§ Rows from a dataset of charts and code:
########################################

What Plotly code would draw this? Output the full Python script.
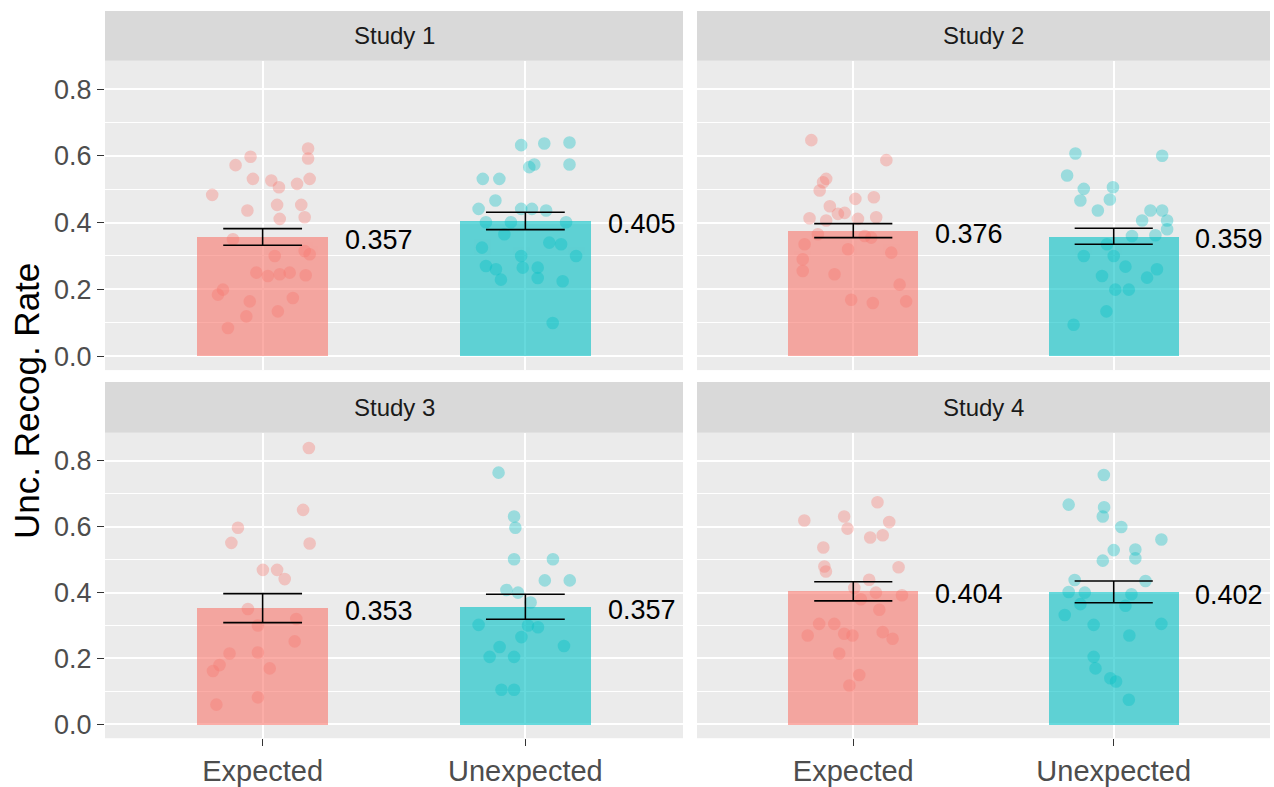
import plotly.graph_objects as go

# ---------------- data ----------------
studies = ["Study 1", "Study 2", "Study 3", "Study 4"]
conditions = ["Expected", "Unexpected"]
y_ticks = [0.0, 0.2, 0.4, 0.6, 0.8]
y_tick_labels = ["0.0", "0.2", "0.4", "0.6", "0.8"]

mean_expected = [0.357, 0.376, 0.353, 0.404]
mean_unexpected = [0.405, 0.359, 0.357, 0.402]
se_expected = [0.025, 0.021, 0.044, 0.029]
se_unexpected = [0.026, 0.024, 0.038, 0.033]

# individual participant rates (y) and horizontal jitter offsets (jit)
s1_exp_y = [0.622, 0.592, 0.597, 0.572, 0.531, 0.526, 0.506, 0.516, 0.531, 0.483, 0.453,
            0.453, 0.436, 0.416, 0.411, 0.350, 0.315, 0.305, 0.300, 0.250, 0.240, 0.245,
            0.250, 0.242, 0.199, 0.184, 0.164, 0.174, 0.119, 0.134, 0.084]
s1_exp_jit = [0.173, 0.173, -0.046, -0.103, -0.037, 0.033, 0.062, 0.131, 0.179, -0.192, 0.055,
              0.147, -0.058, 0.160, 0.065, -0.113, 0.160, 0.179, 0.046, -0.024, 0.020, 0.065,
              0.103, 0.164, -0.151, -0.170, -0.049, 0.115, -0.062, 0.058, -0.132]
s1_unexp_y = [0.632, 0.637, 0.640, 0.566, 0.574, 0.574, 0.531, 0.531, 0.466, 0.441, 0.441,
              0.441, 0.436, 0.401, 0.401, 0.401, 0.365, 0.340, 0.335, 0.325, 0.300, 0.300,
              0.270, 0.260, 0.265, 0.265, 0.229, 0.234, 0.224, 0.099]
s1_unexp_jit = [-0.016, 0.072, 0.168, 0.015, 0.034, 0.168, -0.162, -0.099, -0.114, -0.178, -0.016,
                0.025, 0.079, -0.150, -0.055, 0.155, -0.080, 0.091, 0.136, -0.165, 0.193, -0.016,
                -0.150, -0.112, -0.010, 0.047, -0.093, 0.047, 0.142, 0.104]
s2_exp_y = [0.647, 0.587, 0.531, 0.521, 0.496, 0.471, 0.476, 0.449, 0.426, 0.429, 0.413,
            0.411, 0.416, 0.406, 0.365, 0.360, 0.355, 0.335, 0.320, 0.310, 0.290, 0.255,
            0.245, 0.214, 0.164, 0.169, 0.159]
s2_exp_jit = [-0.161, 0.127, -0.104, -0.116, -0.129, 0.008, 0.079, -0.090, -0.059, -0.033, -0.168,
              0.018, 0.088, -0.104, -0.136, 0.044, 0.069, -0.187, -0.020, 0.146, -0.194, -0.194,
              -0.072, 0.178, 0.203, -0.008, 0.075]
s2_unexp_y = [0.607, 0.600, 0.541, 0.501, 0.506, 0.466, 0.469, 0.436, 0.436, 0.436, 0.406,
              0.406, 0.380, 0.362, 0.360, 0.335, 0.300, 0.300, 0.268, 0.240, 0.235, 0.260,
              0.199, 0.199, 0.134, 0.094]
s2_unexp_jit = [-0.147, 0.186, -0.179, -0.115, -0.003, -0.128, -0.015, -0.061, 0.141, 0.186, 0.109,
                0.205, 0.205, 0.160, 0.070, -0.026, -0.115, 0.000, 0.045, -0.045, 0.128, 0.166,
                0.006, 0.058, -0.028, -0.154]
s3_exp_y = [0.839, 0.651, 0.597, 0.551, 0.549, 0.469, 0.469, 0.441, 0.350, 0.300, 0.320,
            0.252, 0.215, 0.218, 0.180, 0.162, 0.170, 0.082, 0.060]
s3_exp_jit = [0.176, 0.154, -0.094, -0.119, 0.179, 0.001, 0.055, 0.084, -0.056, -0.018, 0.128,
              0.122, -0.126, -0.018, -0.164, -0.189, 0.027, -0.018, -0.176]
s3_unexp_y = [0.764, 0.631, 0.597, 0.501, 0.501, 0.437, 0.437, 0.408, 0.400, 0.370, 0.302,
              0.300, 0.295, 0.265, 0.235, 0.205, 0.205, 0.238, 0.105, 0.105]
s3_unexp_jit = [-0.102, -0.043, -0.038, -0.043, 0.105, 0.074, 0.169, -0.072, -0.028, 0.020, -0.178,
                0.010, 0.048, -0.015, -0.098, -0.136, -0.043, 0.147, -0.091, -0.043]
s4_exp_y = [0.674, 0.619, 0.631, 0.594, 0.614, 0.574, 0.567, 0.537, 0.479, 0.464, 0.477,
            0.414, 0.439, 0.400, 0.392, 0.380, 0.348, 0.305, 0.270, 0.305, 0.275, 0.270,
            0.280, 0.260, 0.215, 0.150, 0.118]
s4_exp_jit = [0.093, -0.188, -0.035, -0.022, 0.138, 0.113, 0.065, -0.115, -0.111, -0.105, 0.174,
              0.004, 0.061, 0.087, 0.187, 0.029, 0.100, -0.131, -0.175, -0.073, -0.035, -0.003,
              0.113, 0.151, -0.054, 0.023, -0.015]
s4_unexp_y = [0.757, 0.667, 0.659, 0.631, 0.599, 0.561, 0.529, 0.531, 0.504, 0.497, 0.438,
              0.435, 0.402, 0.400, 0.395, 0.365, 0.332, 0.360, 0.302, 0.305, 0.270, 0.205,
              0.170, 0.140, 0.130, 0.075]
s4_unexp_jit = [-0.038, -0.173, -0.037, -0.042, 0.029, 0.183, 0.000, 0.083, 0.083, -0.042, -0.150,
                0.122, -0.173, -0.111, 0.068, -0.128, -0.188, 0.045, -0.077, 0.183, 0.060, -0.077,
                -0.070, -0.013, 0.009, 0.058]

points_y = [[s1_exp_y, s1_unexp_y], [s2_exp_y, s2_unexp_y],
            [s3_exp_y, s3_unexp_y], [s4_exp_y, s4_unexp_y]]
points_jit = [[s1_exp_jit, s1_unexp_jit], [s2_exp_jit, s2_unexp_jit],
              [s3_exp_jit, s3_unexp_jit], [s4_exp_jit, s4_unexp_jit]]
means = [[mean_expected[i], mean_unexpected[i]] for i in range(4)]
ses = [[se_expected[i], se_unexpected[i]] for i in range(4)]

# ---------------- style ----------------
W, H = 1274, 787
bar_colors = ["rgba(248,118,109,0.6)", "rgba(0,191,196,0.6)"]
pt_colors = ["rgb(248,118,109)", "rgb(0,191,196)"]
FONT = "Liberation Sans, Arial, sans-serif"

# panel pixel boxes and strips
col_px = [(105, 683), (697, 1270)]
row_px = [(61, 372), (435, 742)]
strip_px = [(11, 61), (384, 435)]
Y_RANGE = [-0.042, 0.885]
X_RANGE = [0.4, 2.6]

fig = go.Figure()
layout = dict(
    width=W, height=H, margin=dict(l=0, r=0, t=0, b=0),
    paper_bgcolor="white", plot_bgcolor="#EBEBEB", showlegend=False,
    font=dict(family=FONT),
)
shapes, annotations = [], []

for i, study in enumerate(studies):
    r, c = divmod(i, 2)
    ax = "" if i == 0 else str(i + 1)
    xa, ya = "x" + ax, "y" + ax
    x0, x1 = col_px[c]
    yt, yb = row_px[r]
    layout["xaxis" + ax] = dict(
        domain=[x0 / W, x1 / W], range=X_RANGE, anchor=ya,
        tickvals=[1, 2], ticktext=conditions if r == 1 else ["", ""],
        showticklabels=(r == 1), ticks="outside" if r == 1 else "", ticklen=7,
        tickcolor="#333333", tickwidth=1.3,
        tickfont=dict(size=29, color="#4D4D4D", family=FONT),
        showgrid=True, gridcolor="white", gridwidth=1.6, zeroline=False,
        showline=False, fixedrange=True,
    )
    layout["yaxis" + ax] = dict(
        domain=[1 - yb / H, 1 - yt / H], range=Y_RANGE, anchor=xa,
        tickvals=y_ticks, ticktext=y_tick_labels,
        showticklabels=(c == 0), ticks="outside" if c == 0 else "", ticklen=7,
        tickcolor="#333333", tickwidth=1.3,
        tickfont=dict(size=27, color="#4D4D4D", family=FONT),
        showgrid=True, gridcolor="white", gridwidth=1.8, zeroline=False,
        minor=dict(dtick=0.1, tick0=0, showgrid=True, gridcolor="white", gridwidth=0.9),
        showline=False, fixedrange=True,
    )
    sy0, sy1 = strip_px[r]
    shapes.append(dict(type="rect", xref="paper", yref="paper",
                       x0=x0 / W, x1=x1 / W, y0=1 - sy1 / H, y1=1 - sy0 / H,
                       fillcolor="#D9D9D9", line=dict(width=0), layer="below"))
    annotations.append(dict(xref="paper", yref="paper", x=(x0 + x1) / 2 / W,
                            y=1 - (sy0 + sy1) / 2 / H, text=study, showarrow=False,
                            xanchor="center", yanchor="middle",
                            font=dict(size=24, color="#1A1A1A", family=FONT)))
    for k in range(2):
        cx = k + 1
        m, s = means[i][k], ses[i][k]
        fig.add_trace(go.Bar(x=[cx], y=[m], width=0.5, xaxis=xa, yaxis=ya,
                             marker=dict(color=bar_colors[k], line=dict(width=0)),
                             hoverinfo="skip"))
        fig.add_trace(go.Scatter(
            x=[cx + j for j in points_jit[i][k]], y=points_y[i][k],
            mode="markers", xaxis=xa, yaxis=ya,
            marker=dict(size=11, color=pt_colors[k], opacity=0.34,
                        line=dict(width=1.6, color=pt_colors[k])),
            hoverinfo="skip"))
        hw = 0.15
        fig.add_trace(go.Scatter(
            x=[cx - hw, cx + hw, None, cx, cx, None, cx - hw, cx + hw],
            y=[m + s, m + s, None, m + s, m - s, None, m - s, m - s],
            mode="lines", xaxis=xa, yaxis=ya,
            line=dict(color="black", width=1.6), hoverinfo="skip"))
        annotations.append(dict(xref=xa, yref=ya, x=cx + 0.305, y=m,
                                text=f"{m:.3f}", showarrow=False,
                                xanchor="left", yanchor="middle", yshift=-3,
                                font=dict(size=27, color="black", family=FONT)))

annotations.append(dict(xref="paper", yref="paper", x=27 / W, y=1 - 403 / H,
                        text="Unc. Recog. Rate", showarrow=False, textangle=-90,
                        xanchor="center", yanchor="middle",
                        font=dict(size=35, color="black", family=FONT)))

layout["shapes"] = shapes
layout["annotations"] = annotations
layout["bargap"] = 0
fig.update_layout(**layout)
fig.write_html("out.html")
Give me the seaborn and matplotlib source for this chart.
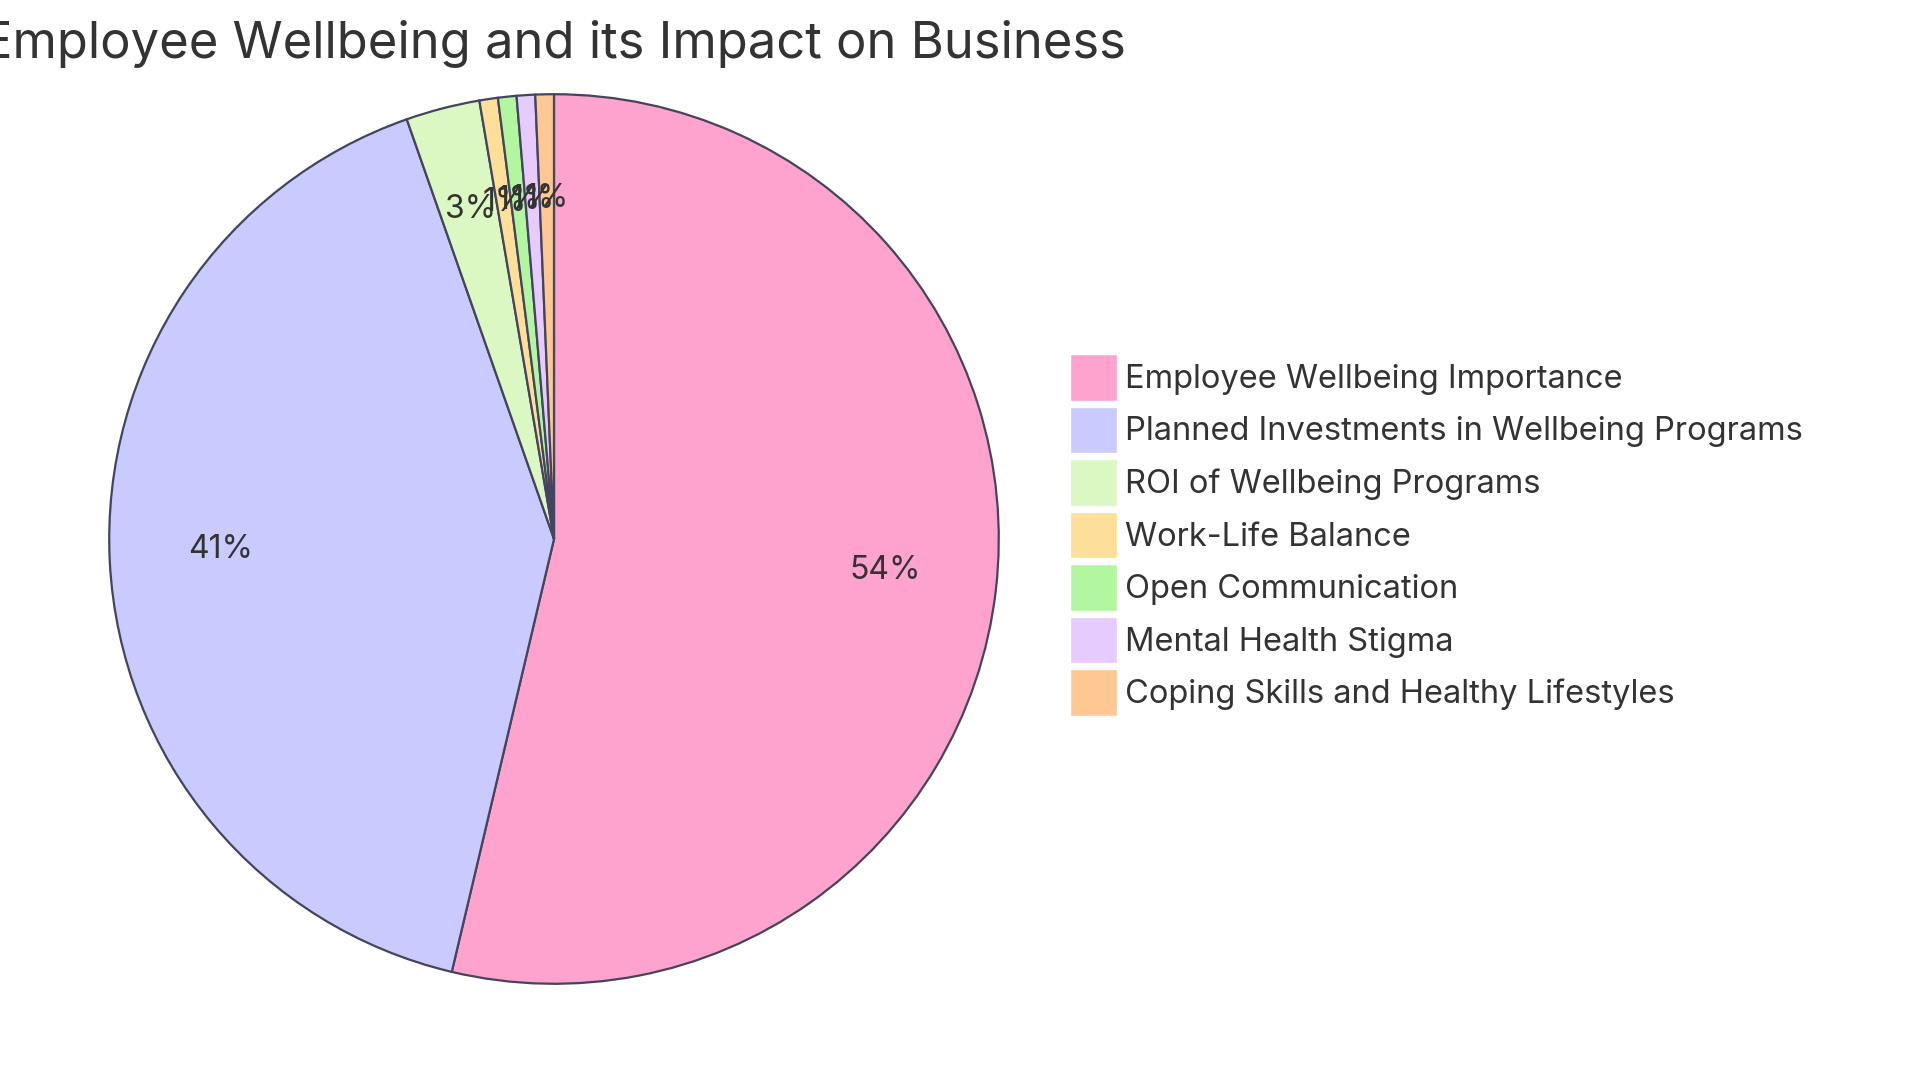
import matplotlib
matplotlib.use("Agg")
import matplotlib.pyplot as plt
import matplotlib.transforms as mtransforms
import seaborn as sns
from matplotlib.patches import Patch

categories = [
    "Employee Wellbeing Importance",
    "Planned Investments in Wellbeing Programs",
    "ROI of Wellbeing Programs",
    "Work-Life Balance",
    "Open Communication",
    "Mental Health Stigma",
    "Coping Skills and Healthy Lifestyles",
]
values = [80, 61, 4, 1, 1, 1, 1]
colors = ["#FEA3CE", "#C9CAFE", "#DCF8C2", "#FEDF99", "#B3F6A0", "#E6CBFE", "#FEC894"]
title = "Employee Wellbeing and its Impact on Business"

sns.set_theme(style="white")
plt.rcParams["font.family"] = ["Inter", "DejaVu Sans"]
palette = sns.color_palette(colors)

W, H = 1920, 1080
fig = plt.figure(figsize=(W / 100, H / 100), dpi=100)
cx, cy, r = 554, 539, 447
ax = fig.add_axes([(cx - r) / W, (H - cy - r) / H, 2 * r / W, 2 * r / H])
edge = "#44445E"
wedges, texts, autotexts = ax.pie(
    values,
    colors=palette,
    startangle=90,
    counterclock=False,
    autopct="%.0f%%",
    pctdistance=0.75,
    radius=1,
    wedgeprops=dict(edgecolor=edge, linewidth=1.6),
    textprops=dict(color="#333333", fontsize=23),
)
shift = mtransforms.offset_copy(ax.transData, fig=fig, x=0, y=7, units="dots")
for t in autotexts:
    t.set_transform(shift)
ax.set_xlim(-1.005, 1.005)
ax.set_ylim(-1.005, 1.005)
ax.axis("off")

fig.text(cx / W, 1 - 44 / H, title, ha="center", va="center", fontsize=36.5, color="#333333")

handles = [Patch(facecolor=c, edgecolor="white", linewidth=1) for c in palette]
leg = fig.legend(
    handles, categories,
    loc="upper left",
    bbox_to_anchor=(1070 / W, 1 - 354 / H),
    frameon=False,
    fontsize=23.5,
    handlelength=1.44,
    handleheight=1.83,
    handletextpad=0.25,
    labelspacing=0.175,
    borderpad=0,
    borderaxespad=0,
)
for t in leg.get_texts():
    t.set_color("#333333")

fig.savefig("out.png", dpi=100, facecolor="white")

########################################

§ STATED TASK:
Above are the records. Copy only the lines from the one with "Give me the" through the one with "palette = sns.color_palette(colors)", exactly, with no pictures.

§ RESPONSE TO THIS TASK:
Give me the seaborn and matplotlib source for this chart.
import matplotlib
matplotlib.use("Agg")
import matplotlib.pyplot as plt
import matplotlib.transforms as mtransforms
import seaborn as sns
from matplotlib.patches import Patch

categories = [
    "Employee Wellbeing Importance",
    "Planned Investments in Wellbeing Programs",
    "ROI of Wellbeing Programs",
    "Work-Life Balance",
    "Open Communication",
    "Mental Health Stigma",
    "Coping Skills and Healthy Lifestyles",
]
values = [80, 61, 4, 1, 1, 1, 1]
colors = ["#FEA3CE", "#C9CAFE", "#DCF8C2", "#FEDF99", "#B3F6A0", "#E6CBFE", "#FEC894"]
title = "Employee Wellbeing and its Impact on Business"

sns.set_theme(style="white")
plt.rcParams["font.family"] = ["Inter", "DejaVu Sans"]
palette = sns.color_palette(colors)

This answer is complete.